Opportunities for expanded use of rights offerings

In recent years, securities regulatory authorities have carefully reviewed the financial condition of issuers conducting prospectus offerings and the sufficiency of the proceeds being raised. As a result, issuers with going concern risk may not be able to readily carry out a public offering without the offering being subject to lengthy regulatory review and the issuer being required to raise a significant minimum amount. A rights offering requires prescribed risk disclosure as to the issuer’s financial condition and going concern risk, but no longer involves an uncertain securities commission review process and, accordingly, issuers with going concern risk will likely continue to use rights offerings with greater frequency.

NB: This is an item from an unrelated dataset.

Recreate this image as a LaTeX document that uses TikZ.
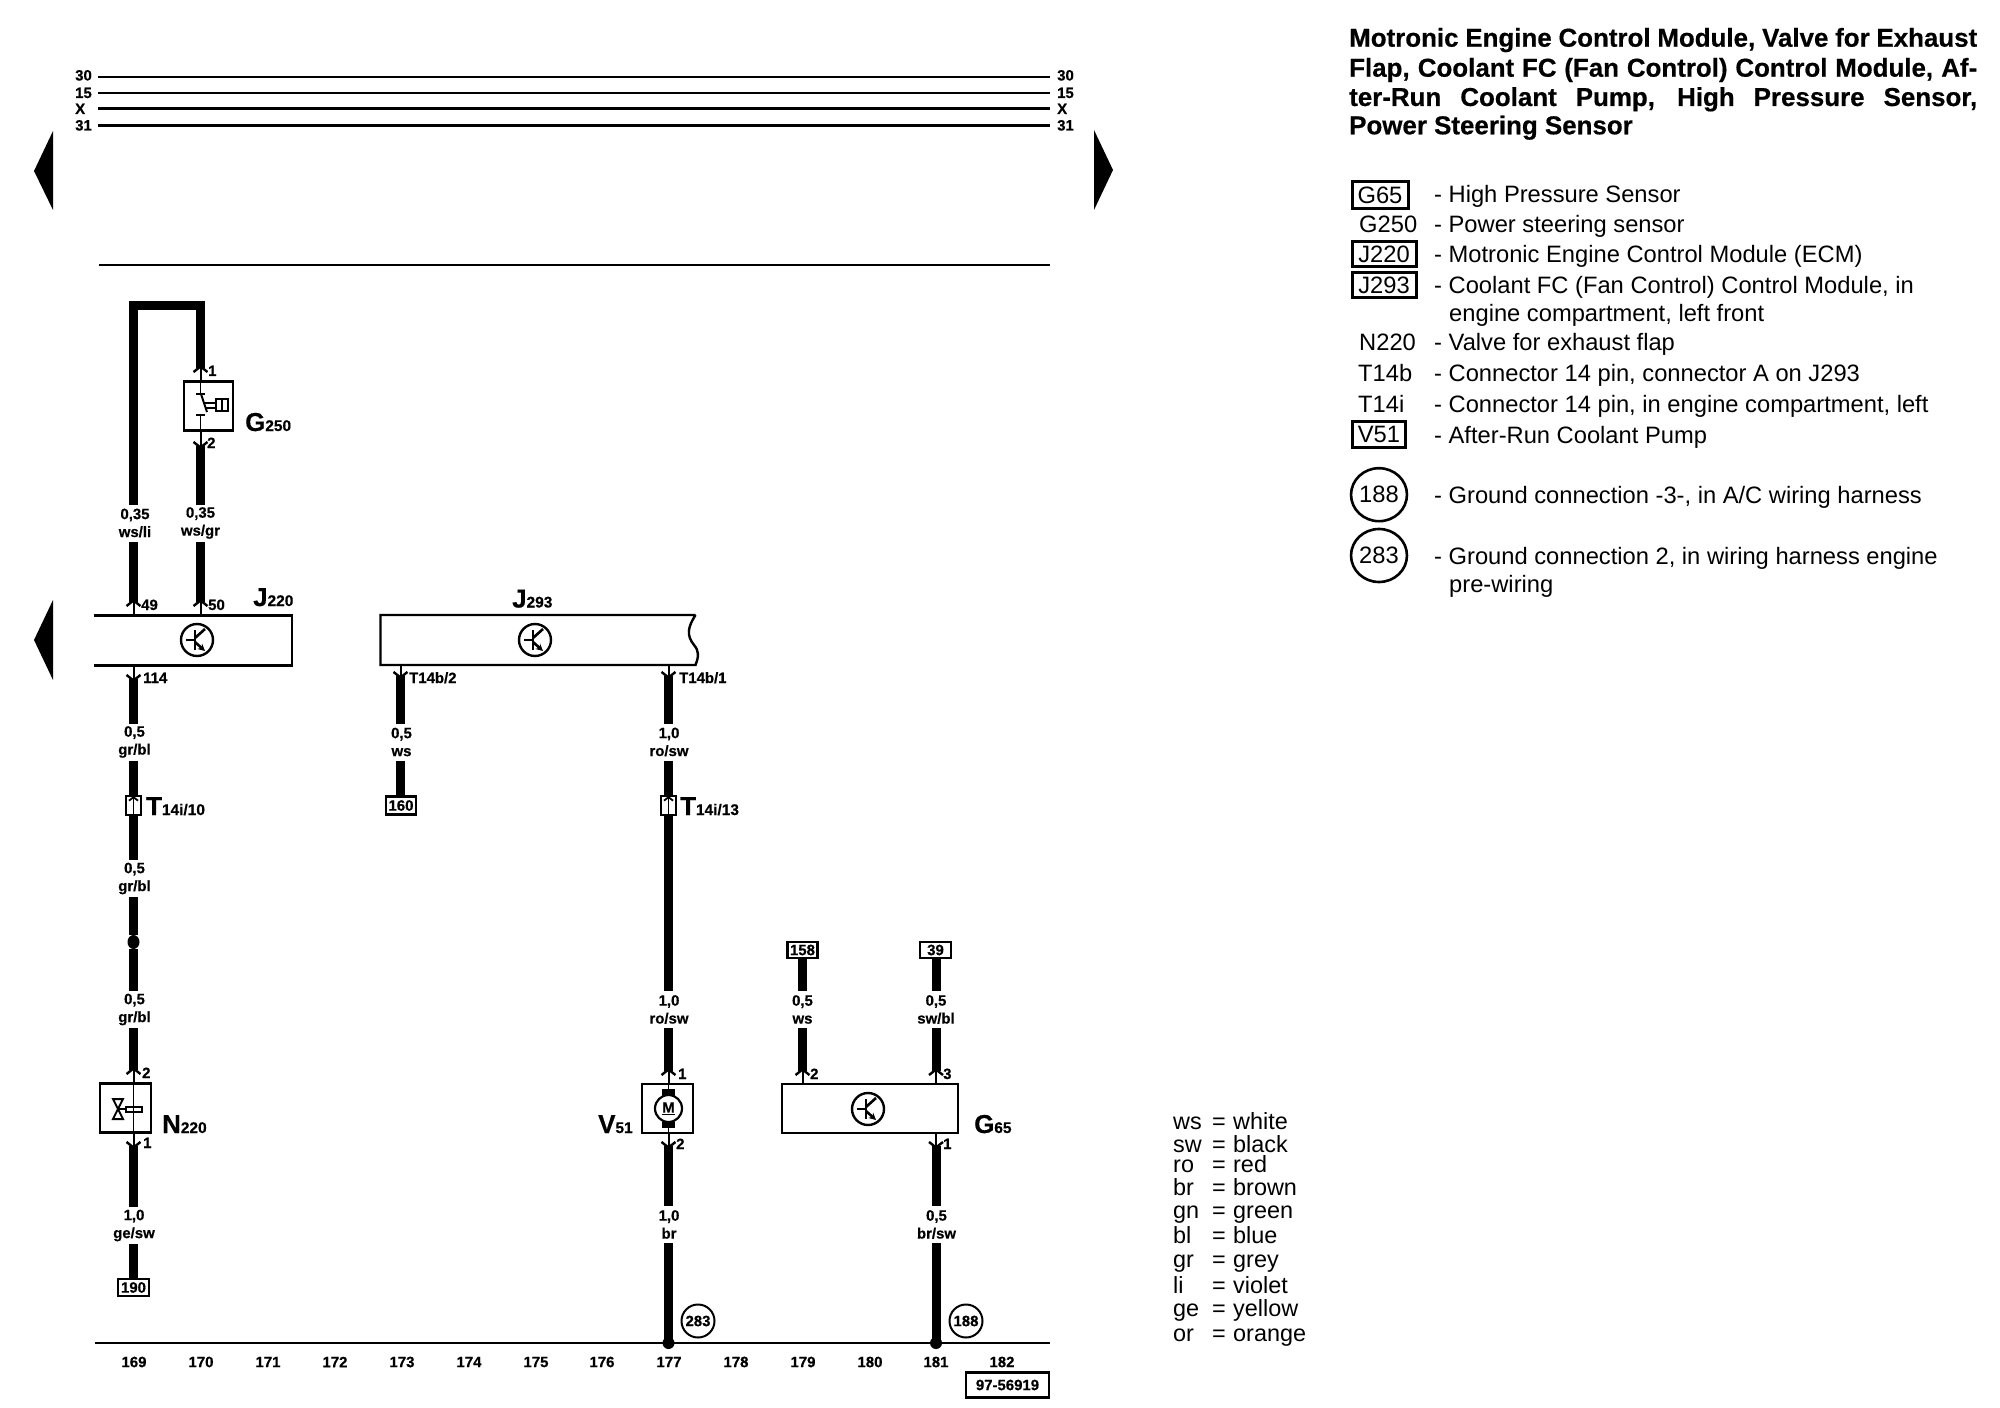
\documentclass[tikz,border=0pt]{standalone}
\usepackage{fontspec}
\setmainfont[BoldFeatures={FakeBold=0.5}]{Liberation Sans}
\usetikzlibrary{arrows.meta,calc,shapes.geometric}
\newcommand{\bigsub}[2]{{\fontsize{26}{26}\selectfont #1}{\fontsize{15.5}{15.5}\selectfont #2}}
\newcommand{\justline}[1]{\hbox to 628bp{\spaceskip=.25em plus 1fil minus .2em #1}}
\tikzset{
  wire/.style={line width=9bp,line cap=butt,miter limit=10},
  wirefrompin/.style={wire,shorten <=-3bp},
  wiretopin/.style={wire,shorten >=-3bp},
  pinline/.style={line width=2bp,-{Straight Barb[length=5.5bp,width=14bp,line width=2.4bp]}},
  thinline/.style={line width=1.6bp},
  bus/.style={line width=2.2bp},
  busthick/.style={line width=3bp},
  part/.style={draw,line width=2.4bp,inner sep=0pt,outer sep=0pt,fill=white},
  ghost/.style={inner sep=0pt,outer sep=0pt},
  wirelabel/.style={inner sep=0pt,outer sep=0pt,minimum height=37bp,align=center,font=\fontsize{15}{18}\selectfont\bfseries},
  pinlabel/.style={anchor=base west,inner sep=0pt,font=\fontsize{15}{15}\selectfont\bfseries},
  collabel/.style={anchor=center,inner sep=0pt,font=\fontsize{15}{15}\selectfont\bfseries},
  partname/.style={anchor=base west,inner sep=0pt,font=\bfseries},
  refbox/.style={draw,line width=2.6bp,inner sep=0pt,outer sep=0pt,fill=white,font=\fontsize{15}{15}\selectfont\bfseries},
  groundref/.style={draw,circle,line width=2bp,minimum size=33bp,inner sep=0pt,outer sep=0pt,font=\fontsize{15}{15}\selectfont\bfseries},
  titleline/.style={anchor=base west,inner sep=0pt,font=\fontsize{26}{29}\selectfont\bfseries},
  legend/.style={anchor=base west,inner sep=0pt,font=\fontsize{23.8}{28}\selectfont},
  legendbox/.style={draw,line width=3bp,inner sep=0pt,outer sep=0pt,font=\fontsize{23.8}{28}\selectfont},
  legendring/.style={draw,ellipse,line width=2.6bp,inner sep=0pt,outer sep=0pt,font=\fontsize{23.8}{28}\selectfont},
  colourkey/.style={anchor=base west,inner sep=0pt,font=\fontsize{23.5}{24}\selectfont},
  transistor/.pic={
    \draw[line width=2.4bp] (0,0) circle[radius=16bp];
    \draw[line width=2.4bp] (-11,0) -- (-2,0);
    \draw[line width=2.8bp] (-2,-10) -- (-2,10);
    \draw[line width=2.6bp] (-2,-2) -- (8,-11);
    \draw[line width=2.6bp,-{Stealth[length=7bp,width=7bp]}] (-2,2) -- (8,11);
  },
}
\begin{document}
\begin{tikzpicture}[x=1bp,y=-1bp]
\useasboundingbox (0,0) rectangle (2000,1408);
\fill[white] (0,0) rectangle (2000,1408);

% bus rails
\foreach \t/\b/\y/\s in {30/80.5/77/bus,15/98/93/bus,X/114/109/busthick,31/130.5/126/busthick}{
  \node[pinlabel] (busl\t) at (75,\b) {\t};
  \node[pinlabel] (busr\t) at (1057,\b) {\t};
  \coordinate (ba\t) at (98,\y);
  \coordinate (bb\t) at (1050,\y);
  \draw[\s] (ba\t) -- (bb\t);
}
\coordinate (railL) at (99,265);
\coordinate (railR) at (1050,265);
\draw[line width=2.2bp] (railL) -- (railR);
\coordinate (gndL) at (95,1343);
\coordinate (gndR) at (1050,1343);
\draw[line width=2.2bp] (gndL) -- (gndR);

% page arrows
\fill (53,131) -- (34,171) -- (53,210) -- cycle;
\fill (1094,130) -- (1113,170) -- (1094,210) -- cycle;
\fill (53,600) -- (34,640) -- (53,680) -- cycle;

% column numbers
\foreach \n/\x in {169/134,170/201,171/268,172/335,173/402,174/469,175/536,176/602,177/669,178/736,179/803,180/870,181/936,182/1002}{
  \node[collabel] (col\n) at (\x,1362) {\n};
}
\node[refbox,minimum width=83bp,minimum height=25bp] (docno) at (1007.5,1385) {97-56919};

% G250
\node[part,minimum width=49bp,minimum height=49bp] (G250) at (208.5,406) {};
\node[partname] (G250n) at (245,431) {\bigsub{G}{250}};
\coordinate (pG1) at (200.5,365);
\coordinate (pG2) at (200.5,449);
\coordinate (sw1) at (200.5,394);
\coordinate (sw2) at (200.5,415);
\draw[pinline] (G250.north -| pG1) -- (pG1);
\draw[pinline] (G250.south -| pG2) -- (pG2);
\draw[thinline] (G250.north -| sw1) -- (sw1);
\draw[thinline] (G250.south -| sw2) -- (sw2);
\draw[line width=2bp] (196,394) -- (205,394);
\draw[line width=2bp] (196,415) -- (205,415);
\draw[line width=2bp] (201,394) -- (207,412);
\draw[line width=1.8bp] (205,403) -- (215,403) (206,408) -- (215,408);
\draw[line width=2.2bp] (216,399) rectangle (228,411);
\draw[line width=2bp] (222,399) -- (222,411);
\node[pinlabel] at (208,376) {1};
\node[pinlabel] at (207,448) {2};

% J220
\node[ghost,minimum width=198bp,minimum height=50bp] (J220) at (193,640.5) {};
\draw[line width=2.4bp] (J220.north west) -- (J220.north east) -- (J220.south east) -- (J220.south west);
\pic at (197,640) {transistor};
\node[partname] (J220n) at (253,606) {\bigsub{J}{220}};

% J293
\node[ghost,minimum width=315bp,minimum height=50bp] (J293) at (538,640) {};
\draw[line width=2.4bp] (J293.north east) -- (J293.north west) -- (J293.south west) -- (J293.south east)
  .. controls (699,656) and (699,651) .. (694,645) .. controls (686,635) and (688,627) .. (J293.north east);
\pic at (535,640) {transistor};
\node[partname] (J293n) at (512,607.5) {\bigsub{J}{293}};

% wires, column 169 and 170
\node[wirelabel] (L49) at (135,523) {0,35\\ws/li};
\node[wirelabel] (L50) at (200.5,523) {0,35\\ws/gr};
\coordinate (p49) at (133.5,599);
\coordinate (p50) at (200.5,599);
\coordinate (loopA) at (133.5,305.5);
\coordinate (loopB) at (200.5,305.5);
\draw[pinline] (J220.north -| p49) -- (p49);
\draw[pinline] (J220.north -| p50) -- (p50);
\draw[wirefrompin] (p49) -- (p49 |- L49.south);
\draw[wirefrompin] (p50) -- (p50 |- L50.south);
\draw[wirefrompin] (pG2) -- (pG2 |- L50.north);
\draw[wiretopin] (loopA |- L49.north) -- (loopA) -- (loopB) -- (pG1);
\node[pinlabel] at (141,610) {49};
\node[pinlabel] at (208,610) {50};
\node[pinlabel] at (143,683) {114};

\coordinate (p114) at (133.5,682);
\draw[pinline] (J220.south -| p114) -- (p114);
\node[wirelabel] (L114) at (134.5,742) {0,5\\gr/bl};
\node[part,minimum width=15bp,minimum height=19bp] (T10) at (133.5,805.5) {};
\draw[line width=1.6bp,-{Straight Barb[length=3.5bp,width=9bp,line width=1.8bp]}] (T10.south) -- (T10.north);
\node[partname] (T10n) at (146,815) {\bigsub{T}{14i/10}};
\node[wirelabel] (L10) at (134.5,878.5) {0,5\\gr/bl};
\node[wirelabel] (L11) at (134.5,1009.5) {0,5\\gr/bl};
\draw[wirefrompin] (p114) -- (p114 |- L114.north);
\draw[wire] (p114 |- L114.south) -- (T10.north);
\draw[wire] (T10.south) -- (p114 |- L10.north);
\node[ellipse,fill=black,minimum width=12bp,minimum height=14bp,inner sep=0pt] (splice) at (133.5,942) {};
\draw[wire] (p114 |- L10.south) -- (splice) -- (p114 |- L11.north);

% N220
\node[part,minimum width=51bp,minimum height=49bp] (N220) at (125.5,1108) {};
\node[partname] (N220n) at (162,1133) {\bigsub{N}{220}};
\coordinate (pN2) at (133.5,1067);
\coordinate (pN1) at (133.5,1149);
\draw[line width=2bp] (113,1099) -- (123,1099) -- (113,1119) -- (123,1119) -- cycle;
\draw[line width=2bp] (118,1109) -- (126,1109);
\draw[line width=2bp] (126,1107) rectangle (142,1112);
\draw[pinline] (N220.north -| pN2) -- (pN2);
\draw[pinline] (N220.south -| pN1) -- (pN1);
\draw[thinline] (N220.north -| pN2) -- (N220.south -| pN1);
\node[pinlabel] at (142,1078) {2};
\node[pinlabel] at (143,1148) {1};
\draw[wiretopin] (p114 |- L11.south) -- (pN2);
\node[wirelabel] (LN) at (134,1225.5) {1,0\\ge/sw};
\node[refbox,minimum width=31bp,minimum height=17bp] (r190) at (133.5,1287.5) {190};
\draw[wirefrompin] (pN1) -- (pN1 |- LN.north);
\draw[wire] (pN1 |- LN.south) -- (r190.north -| pN1);

% column 173
\coordinate (pB2) at (400.5,679);
\draw[pinline] (J293.south -| pB2) -- (pB2);
\node[pinlabel] at (409,683) {T14b/2};
\node[wirelabel] (LB2) at (401.5,742) {0,5\\ws};
\node[refbox,minimum width=30bp,minimum height=18bp] (r160) at (401,805.5) {160};
\draw[wirefrompin] (pB2) -- (pB2 |- LB2.north);
\draw[wire] (pB2 |- LB2.south) -- (pB2 |- r160.north);

% column 177
\coordinate (pB1) at (668.5,679);
\draw[pinline] (J293.south -| pB1) -- (pB1);
\node[pinlabel] at (679,683) {T14b/1};
\node[wirelabel] (LB1) at (669,742) {1,0\\ro/sw};
\node[part,minimum width=15bp,minimum height=19bp] (T13) at (668.5,805.5) {};
\draw[line width=1.6bp,-{Straight Barb[length=3.5bp,width=9bp,line width=1.8bp]}] (T13.south) -- (T13.north);
\node[partname] (T13n) at (680,815) {\bigsub{T}{14i/13}};
\node[wirelabel] (LV1) at (669,1009.5) {1,0\\ro/sw};
\draw[wirefrompin] (pB1) -- (pB1 |- LB1.north);
\draw[wire] (pB1 |- LB1.south) -- (T13.north);
\draw[wire] (T13.south) -- (pB1 |- LV1.north);

% V51
\node[part,minimum width=51bp,minimum height=49bp] (V51) at (667.5,1108.5) {};
\node[partname] (V51n) at (598,1133) {\bigsub{V}{51}};
\coordinate (pV1) at (668.5,1068);
\coordinate (pV2) at (668.5,1149);
\node[draw,circle,line width=2.2bp,minimum size=27bp,inner sep=0pt,font=\fontsize{15}{15}\selectfont\bfseries] (M) at (668.5,1108.5) {\underline{M}};
\fill (662,1089) rectangle (675,1095.5);
\fill (662,1122) rectangle (675,1128);
\draw[pinline] (V51.north -| pV1) -- (pV1);
\draw[pinline] (V51.south -| pV2) -- (pV2);
\draw[thinline] (V51.north -| pV1) -- ($(V51.north -| pV1)+(0,6)$);
\draw[thinline] (V51.south -| pV2) -- ($(V51.south -| pV2)+(0,-6)$);
\node[pinlabel] at (678,1079) {1};
\node[pinlabel] at (676,1149) {2};
\draw[wiretopin] (pB1 |- LV1.south) -- (pV1);
\node[wirelabel] (LV2) at (669,1224.5) {1,0\\br};
\coordinate (g283) at (668.5,1343);
\draw[wirefrompin] (pV2) -- (pV2 |- LV2.north);
\draw[wire] (pV2 |- LV2.south) -- (g283);
\fill (g283) circle[radius=6bp];
\node[groundref] (c283) at (698,1321) {283};

% G65
\node[part,minimum width=176bp,minimum height=49bp] (G65) at (870,1108.5) {};
\pic at (868,1109) {transistor};
\node[partname] (G65n) at (974,1133) {\bigsub{G}{65}};
\coordinate (pG65b) at (802.5,1068);
\coordinate (pG65c) at (936,1068);
\coordinate (pG65a) at (936,1149);
\draw[pinline] (G65.north -| pG65b) -- (pG65b);
\draw[pinline] (G65.north -| pG65c) -- (pG65c);
\draw[pinline] (G65.south -| pG65a) -- (pG65a);
\node[pinlabel] at (810,1079) {2};
\node[pinlabel] at (943,1079) {3};
\node[pinlabel] at (943,1149) {1};
\node[refbox,minimum width=30bp,minimum height=16bp] (r158) at (802.5,950) {158};
\node[refbox,minimum width=31bp,minimum height=16bp] (r39) at (935.5,950) {39};
\node[wirelabel] (LG1) at (802.5,1009.5) {0,5\\ws};
\node[wirelabel] (LG2) at (936,1009.5) {0,5\\sw/bl};
\node[wirelabel] (LG3) at (936.5,1224.5) {0,5\\br/sw};
\draw[wire] (r158.south -| pG65b) -- (pG65b |- LG1.north);
\draw[wiretopin] (pG65b |- LG1.south) -- (pG65b);
\draw[wire] (r39.south -| pG65c) -- (pG65c |- LG2.north);
\draw[wiretopin] (pG65c |- LG2.south) -- (pG65c);
\coordinate (g188) at (936,1343);
\draw[wirefrompin] (pG65a) -- (pG65a |- LG3.north);
\draw[wire] (pG65a |- LG3.south) -- (g188);
\fill (g188) circle[radius=6bp];
\node[groundref] (c188) at (966,1321) {188};

% title
\node[titleline] (title1) at (1349,46.7) {\justline{Motronic Engine Control Module, Valve for Exhaust}};
\node[titleline] (title2) at (1349,76.7) {\justline{Flap, Coolant FC (Fan Control) Control Module, Af-}};
\node[titleline] (title3) at (1349,106) {\justline{ter-Run Coolant Pump, High Pressure Sensor,}};
\node[titleline] (title4) at (1349,134.3) {Power Steering Sensor};

% legend
\node[legendbox,minimum width=56bp,minimum height=27bp] (kG65) at (1380,195) {G65};
\node[legend] (kG250) at (1359,232.7) {G250};
\node[legendbox,minimum width=64bp,minimum height=25bp] (kJ220) at (1384,254.5) {J220};
\node[legendbox,minimum width=64bp,minimum height=25bp] (kJ293) at (1384,285.5) {J293};
\node[legend] (kN220) at (1359,351) {N220};
\node[legend] (kT14b) at (1358,381.7) {T14b};
\node[legend] (kT14i) at (1358,412.7) {T14i};
\node[legendbox,minimum width=53bp,minimum height=26bp] (kV51) at (1379,434.5) {V51};
\node[legendring,minimum width=53bp,minimum height=53bp] (k188) at (1379,494.7) {188};
\node[legendring,minimum width=53bp,minimum height=53bp] (k283) at (1379,555.5) {283};
\foreach \y/\t in {202.7/{High Pressure Sensor},232.7/{Power steering sensor},262.7/{Motronic Engine Control Module (ECM)},293.7/{Coolant FC (Fan Control) Control Module, in},351/{Valve for exhaust flap},381.7/{Connector 14 pin, connector A on J293},412.7/{Connector 14 pin, in engine compartment, left},443.3/{After-Run Coolant Pump},503.3/{Ground connection -3-, in A/C wiring harness},564.3/{Ground connection 2, in wiring harness engine}}{
  \node[legend] at (1434,\y) {- \t};
}
\node[legend] at (1449,321.7) {engine compartment, left front};
\node[legend] at (1449,592.6) {pre-wiring};

% colour key
\foreach \k/\v/\y in {ws/white/1129,sw/black/1152,ro/red/1172,br/brown/1195,gn/green/1218,bl/blue/1243,gr/grey/1267,li/violet/1293,ge/yellow/1316,or/orange/1341}{
  \node[colourkey] at (1173,\y) {\makebox[39bp][l]{\k}\makebox[21bp][l]{=}\v};
}
\end{tikzpicture}
\end{document}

One of the purposes of the rights offering amendments was to reduce the time required to complete a rights offering and this has been accomplished through the streamlined filing procedures. Rights offerings are still not able to match traditional arm’s length private placements or most short form prospectus offerings for speed of execution and flexibility. However, as indicated by the chart above, a rights offering may be an appealing alternative for issuers that are contemplating a private placement to insiders that would involve the time and cost of obtaining shareholder approval under stock exchange policies or securities laws. In many cases, a rights offering with an insider as the standby guarantor may compare favourably with a shareholder approved private placement to insiders from a time, cost and deal certainty perspective.